* [JOB]: Omit all pictures, then retype the data exactly as given.
::::::::::
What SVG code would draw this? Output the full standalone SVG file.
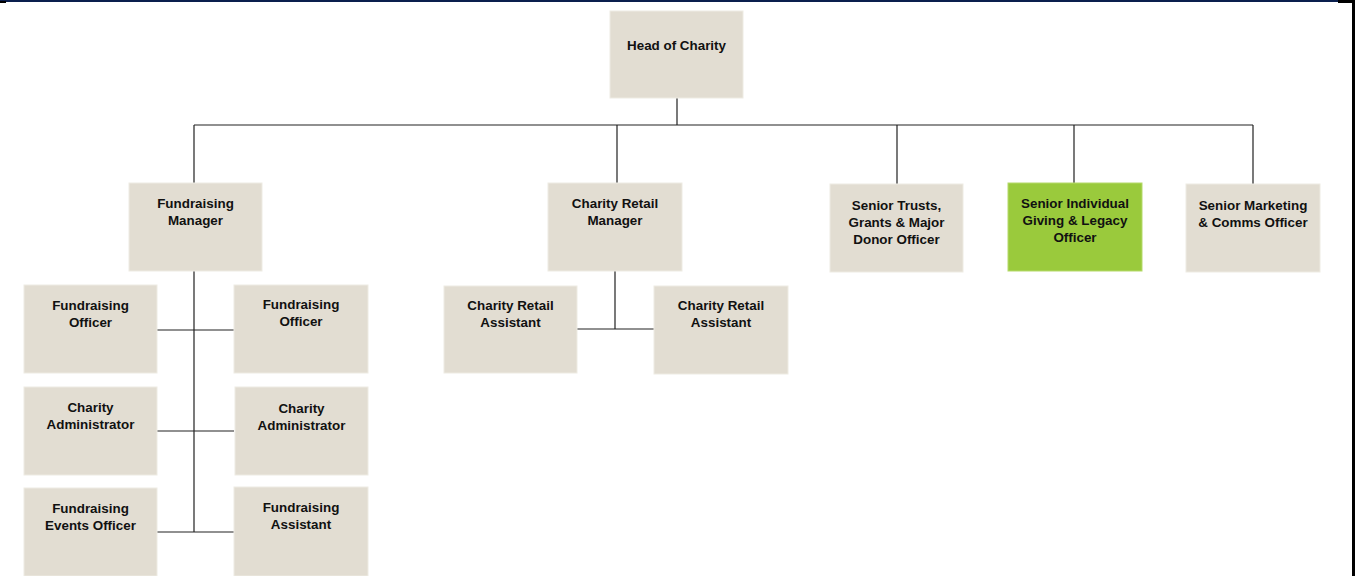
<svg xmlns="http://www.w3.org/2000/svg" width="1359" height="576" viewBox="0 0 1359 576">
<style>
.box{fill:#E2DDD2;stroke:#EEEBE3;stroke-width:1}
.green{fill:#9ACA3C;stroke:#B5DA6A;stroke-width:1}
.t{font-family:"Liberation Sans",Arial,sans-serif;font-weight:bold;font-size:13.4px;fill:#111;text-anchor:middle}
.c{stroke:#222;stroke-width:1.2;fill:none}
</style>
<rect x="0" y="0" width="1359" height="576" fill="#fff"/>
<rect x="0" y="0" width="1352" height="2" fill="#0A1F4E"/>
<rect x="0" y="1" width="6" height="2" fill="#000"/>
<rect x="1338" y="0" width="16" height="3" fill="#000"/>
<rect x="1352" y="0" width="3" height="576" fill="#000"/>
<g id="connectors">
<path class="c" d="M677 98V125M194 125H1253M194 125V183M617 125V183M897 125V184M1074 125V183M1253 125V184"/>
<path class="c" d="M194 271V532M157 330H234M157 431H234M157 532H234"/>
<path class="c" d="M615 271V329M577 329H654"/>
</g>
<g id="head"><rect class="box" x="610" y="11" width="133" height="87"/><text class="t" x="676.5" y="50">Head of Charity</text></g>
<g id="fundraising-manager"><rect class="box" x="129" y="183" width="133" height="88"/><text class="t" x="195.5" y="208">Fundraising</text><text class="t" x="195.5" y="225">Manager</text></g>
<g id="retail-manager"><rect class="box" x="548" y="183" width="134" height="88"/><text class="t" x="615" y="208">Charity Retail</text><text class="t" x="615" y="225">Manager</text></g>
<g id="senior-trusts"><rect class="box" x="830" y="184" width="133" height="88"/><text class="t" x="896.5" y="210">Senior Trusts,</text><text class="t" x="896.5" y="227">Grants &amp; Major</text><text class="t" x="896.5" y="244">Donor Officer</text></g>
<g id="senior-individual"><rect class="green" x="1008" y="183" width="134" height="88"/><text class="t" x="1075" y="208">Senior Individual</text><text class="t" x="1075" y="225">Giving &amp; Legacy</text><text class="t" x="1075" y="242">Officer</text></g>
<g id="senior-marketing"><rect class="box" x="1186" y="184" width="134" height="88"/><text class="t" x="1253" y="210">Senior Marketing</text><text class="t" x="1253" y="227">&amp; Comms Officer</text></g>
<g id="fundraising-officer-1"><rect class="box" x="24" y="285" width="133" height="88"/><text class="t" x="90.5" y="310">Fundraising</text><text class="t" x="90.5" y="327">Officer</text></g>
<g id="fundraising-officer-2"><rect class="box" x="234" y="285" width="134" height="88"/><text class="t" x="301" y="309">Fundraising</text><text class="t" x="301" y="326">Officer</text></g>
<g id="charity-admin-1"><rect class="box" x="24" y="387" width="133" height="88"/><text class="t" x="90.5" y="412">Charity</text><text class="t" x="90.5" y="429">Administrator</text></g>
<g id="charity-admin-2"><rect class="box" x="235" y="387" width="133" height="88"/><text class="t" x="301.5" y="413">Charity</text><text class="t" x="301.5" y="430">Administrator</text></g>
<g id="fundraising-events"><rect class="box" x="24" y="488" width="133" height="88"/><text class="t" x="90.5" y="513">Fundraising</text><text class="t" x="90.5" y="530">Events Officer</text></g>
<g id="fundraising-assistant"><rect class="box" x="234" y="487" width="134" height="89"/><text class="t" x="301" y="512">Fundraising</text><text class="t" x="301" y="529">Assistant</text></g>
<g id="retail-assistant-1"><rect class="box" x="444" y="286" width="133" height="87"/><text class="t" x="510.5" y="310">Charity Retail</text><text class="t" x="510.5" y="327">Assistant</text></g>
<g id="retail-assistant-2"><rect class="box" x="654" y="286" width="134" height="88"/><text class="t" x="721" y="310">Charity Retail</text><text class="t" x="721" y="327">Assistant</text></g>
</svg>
::::::::::
* [CORRECT OUTPUT]:
What SVG code would draw this? Output the full standalone SVG file.
<svg xmlns="http://www.w3.org/2000/svg" width="1359" height="576" viewBox="0 0 1359 576">
<style>
.box{fill:#E2DDD2;stroke:#EEEBE3;stroke-width:1}
.green{fill:#9ACA3C;stroke:#B5DA6A;stroke-width:1}
.t{font-family:"Liberation Sans",Arial,sans-serif;font-weight:bold;font-size:13.4px;fill:#111;text-anchor:middle}
.c{stroke:#222;stroke-width:1.2;fill:none}
</style>
<rect x="0" y="0" width="1359" height="576" fill="#fff"/>
<rect x="0" y="0" width="1352" height="2" fill="#0A1F4E"/>
<rect x="0" y="1" width="6" height="2" fill="#000"/>
<rect x="1338" y="0" width="16" height="3" fill="#000"/>
<rect x="1352" y="0" width="3" height="576" fill="#000"/>
<g id="connectors">
<path class="c" d="M677 98V125M194 125H1253M194 125V183M617 125V183M897 125V184M1074 125V183M1253 125V184"/>
<path class="c" d="M194 271V532M157 330H234M157 431H234M157 532H234"/>
<path class="c" d="M615 271V329M577 329H654"/>
</g>
<g id="head"><rect class="box" x="610" y="11" width="133" height="87"/><text class="t" x="676.5" y="50">Head of Charity</text></g>
<g id="fundraising-manager"><rect class="box" x="129" y="183" width="133" height="88"/><text class="t" x="195.5" y="208">Fundraising</text><text class="t" x="195.5" y="225">Manager</text></g>
<g id="retail-manager"><rect class="box" x="548" y="183" width="134" height="88"/><text class="t" x="615" y="208">Charity Retail</text><text class="t" x="615" y="225">Manager</text></g>
<g id="senior-trusts"><rect class="box" x="830" y="184" width="133" height="88"/><text class="t" x="896.5" y="210">Senior Trusts,</text><text class="t" x="896.5" y="227">Grants &amp; Major</text><text class="t" x="896.5" y="244">Donor Officer</text></g>
<g id="senior-individual"><rect class="green" x="1008" y="183" width="134" height="88"/><text class="t" x="1075" y="208">Senior Individual</text><text class="t" x="1075" y="225">Giving &amp; Legacy</text><text class="t" x="1075" y="242">Officer</text></g>
<g id="senior-marketing"><rect class="box" x="1186" y="184" width="134" height="88"/><text class="t" x="1253" y="210">Senior Marketing</text><text class="t" x="1253" y="227">&amp; Comms Officer</text></g>
<g id="fundraising-officer-1"><rect class="box" x="24" y="285" width="133" height="88"/><text class="t" x="90.5" y="310">Fundraising</text><text class="t" x="90.5" y="327">Officer</text></g>
<g id="fundraising-officer-2"><rect class="box" x="234" y="285" width="134" height="88"/><text class="t" x="301" y="309">Fundraising</text><text class="t" x="301" y="326">Officer</text></g>
<g id="charity-admin-1"><rect class="box" x="24" y="387" width="133" height="88"/><text class="t" x="90.5" y="412">Charity</text><text class="t" x="90.5" y="429">Administrator</text></g>
<g id="charity-admin-2"><rect class="box" x="235" y="387" width="133" height="88"/><text class="t" x="301.5" y="413">Charity</text><text class="t" x="301.5" y="430">Administrator</text></g>
<g id="fundraising-events"><rect class="box" x="24" y="488" width="133" height="88"/><text class="t" x="90.5" y="513">Fundraising</text><text class="t" x="90.5" y="530">Events Officer</text></g>
<g id="fundraising-assistant"><rect class="box" x="234" y="487" width="134" height="89"/><text class="t" x="301" y="512">Fundraising</text><text class="t" x="301" y="529">Assistant</text></g>
<g id="retail-assistant-1"><rect class="box" x="444" y="286" width="133" height="87"/><text class="t" x="510.5" y="310">Charity Retail</text><text class="t" x="510.5" y="327">Assistant</text></g>
<g id="retail-assistant-2"><rect class="box" x="654" y="286" width="134" height="88"/><text class="t" x="721" y="310">Charity Retail</text><text class="t" x="721" y="327">Assistant</text></g>
</svg>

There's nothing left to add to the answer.